Gilchrist Metal Fabricating of Hudson is one of Frahm’s sponsors for the race and Celsius Energy Drink, Ingersoll Rand and Saltlife are among the TriStar sponsors.
Seuss, 27, is from Hampstead but has been racing out of Salisbury, N.C., on the Whelen Southern Modified Series in recent years.
He’s entered in a pair of Modified races here: This afternoon’s Whelen Modified Tour All-Star Shootout and Saturday’s NASCAR Whelen Modified Tour Sunoco 100.
Seuss turned in a career-best NHMS finish of fourth in the Modified race here last July.
The Modifieds always put on entertaining races at the track and Seuss thinks the Shootout — which will be contested in a pair of 20-lap dashes — might be the best yet.
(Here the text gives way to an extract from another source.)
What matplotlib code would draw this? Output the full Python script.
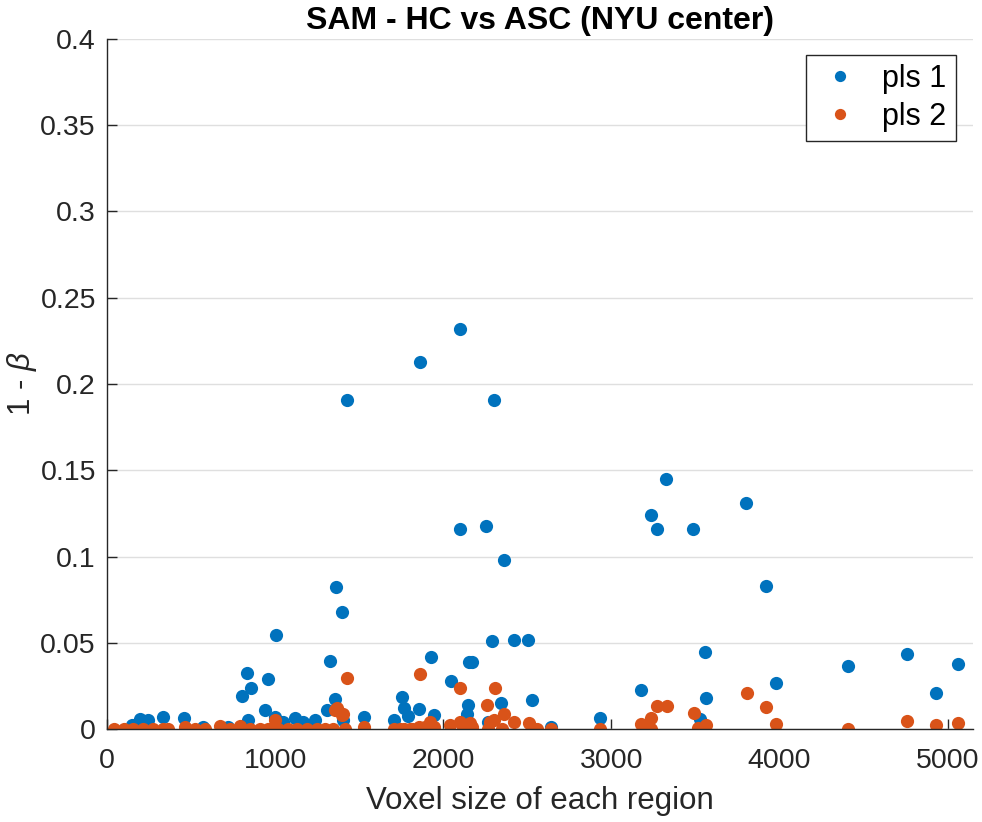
import numpy as np
import matplotlib
matplotlib.use("Agg")
import matplotlib.pyplot as plt

# voxel size / power values
x_pls1 = [147, 196, 246, 331, 460, 573, 722, 801, 833, 840, 859, 940, 958, 1000,
          1004, 1049, 1118, 1168, 1237, 1307, 1327, 1356, 1363, 1399, 1403, 1429,
          1526, 1704, 1757, 1769, 1793, 1856, 1863, 1927, 1942, 2048, 2101, 2101,
          2140, 2150, 2151, 2170, 2256, 2268, 2292, 2304, 2344, 2363, 2423, 2506,
          2527, 2642, 2930, 3177, 3238, 3274, 3327, 3488, 3530, 3554, 3564, 3798,
          3917, 3980, 4409, 4758, 4930, 5061]
y_pls1 = [0.0023, 0.0058, 0.0052, 0.0068, 0.0062, 0.0013, 0.0013, 0.019, 0.0326,
          0.0052, 0.0236, 0.011, 0.0288, 0.0071, 0.0546, 0.0042, 0.0062, 0.0042,
          0.0052, 0.011, 0.0396, 0.0174, 0.0822, 0.0676, 0.0052, 0.191, 0.0068,
          0.0052, 0.0184, 0.012, 0.0075, 0.0116, 0.2125, 0.0415, 0.0081, 0.0278,
          0.2316, 0.116, 0.009, 0.0139, 0.0386, 0.0386, 0.1175, 0.0042, 0.051,
          0.1905, 0.0149, 0.098, 0.0515, 0.0515, 0.0168, 0.0013, 0.0066, 0.0226,
          0.124, 0.116, 0.145, 0.116, 0.006, 0.0448, 0.0178, 0.131, 0.083, 0.0264,
          0.0367, 0.0434, 0.0207, 0.0378]

x_pls2 = [42, 101, 157, 216, 276, 335, 365, 464, 524, 583, 673, 732, 792, 851, 911,
          960, 1000, 1019, 1079, 1128, 1188, 1248, 1297, 1347, 1356, 1367, 1396,
          1403, 1416, 1427, 1526, 1704, 1744, 1764, 1804, 1813, 1853, 1863, 1893,
          1913, 1923, 1942, 2042, 2100, 2101, 2120, 2151, 2160, 2171, 2259, 2268,
          2280, 2299, 2305, 2349, 2364, 2418, 2507, 2556, 2642, 2930, 3177, 3236,
          3236, 3272, 3331, 3490, 3516, 3560, 3808, 3917, 3980, 4409, 4758, 4930,
          5061]
y_pls2 = [0, 0, 0, 0, 0, 0, 0, 0.001, 0, 0, 0.0017, 0, 0.0017, 0, 0, 0, 0.0052, 0,
          0, 0, 0, 0, 0, 0, 0.011, 0.012, 0.0081, 0.0087, 0, 0.0297, 0.001, 0, 0,
          0, 0, 0, 0.001, 0.0317, 0.001, 0, 0.0042, 0.0013, 0.0023, 0.0042, 0.0236,
          0, 0, 0.0033, 0.0013, 0.0139, 0, 0.0042, 0.0052, 0.0236, 0, 0.0087,
          0.0042, 0.0033, 0, 0, 0, 0.0027, 0.0062, 0, 0.0135, 0.0135, 0.0095,
          0.0004, 0.0023, 0.0207, 0.0125, 0.0027, 0, 0.0045, 0.0025, 0.0037]

plt.rcParams.update({
    'font.family': ['Liberation Sans', 'DejaVu Sans'],
    'mathtext.fontset': 'custom',
    'mathtext.rm': 'Liberation Sans',
    'mathtext.it': 'Liberation Sans:italic',
    'font.size': 20,
})

dark = '#262626'
fig = plt.figure(figsize=(9.82, 8.22), dpi=100)
ax = fig.add_axes([0.109, 0.1131, 0.882, 0.8395])

ax.plot(x_pls1, y_pls1, 'o', color='#0072BD', markersize=9.5, markeredgewidth=0,
        label='pls 1', zorder=3)
ax.plot(x_pls2, y_pls2, 'o', color='#D95319', markersize=9.5, markeredgewidth=0,
        label='pls 2', zorder=4)

ax.set_xlim(0, 5152)
ax.set_ylim(0, 0.4)
ax.set_xticks([0, 1000, 2000, 3000, 4000, 5000])
ax.set_yticks(np.arange(0, 0.401, 0.05))
ax.set_yticklabels(['0', '0.05', '0.1', '0.15', '0.2', '0.25', '0.3', '0.35', '0.4'])
ax.grid(True, axis='y', color='#dfdfdf', lw=1.0)
ax.set_axisbelow(True)

for s in ('top', 'right'):
    ax.spines[s].set_visible(False)
for s in ('left', 'bottom'):
    ax.spines[s].set_color(dark)
    ax.spines[s].set_linewidth(1.0)
    ax.spines[s].set_zorder(5)
ax.tick_params(direction='in', length=7, width=1.0, colors=dark, labelsize=20.5)
ax.tick_params(axis='x', pad=14)
ax.tick_params(axis='y', pad=8)

ax.set_xlabel('Voxel size of each region', fontsize=22.5, color=dark, labelpad=8)
ax.set_ylabel(r'1 - $\beta$', fontsize=22.5, color=dark, va='center')
ax.yaxis.set_label_coords(-0.098, 0.5)
ax.set_title('SAM - HC vs ASC (NYU center)', fontsize=23, fontweight='bold', pad=7)

leg = ax.legend(loc='upper right', bbox_to_anchor=(0.98, 0.977), borderaxespad=0,
                fontsize=22, markerscale=0.85, fancybox=False, framealpha=1.0,
                borderpad=0.3, handletextpad=0.6, labelspacing=0.25,
                handlelength=1.6)
leg.get_frame().set_edgecolor('#262626')
leg.get_frame().set_linewidth(1.0)

fig.savefig('out.png', dpi=100)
“It should be pretty neat and pretty exciting,” he said. “You go hard for 20 laps and hard for 20 more. It’s winner take all. It’s a no-hold-back race.”
Seuss is staying around New Hampshire after the race and will compete in the O’Reilly Auto Parts 200 Modified race at Monadnock next Saturday.
His primary focus this year has been the Southern Modified Tour.
So far, so good on that count.
He has won three of the first five races in the series and leads the points standings in his quest for his first series championship.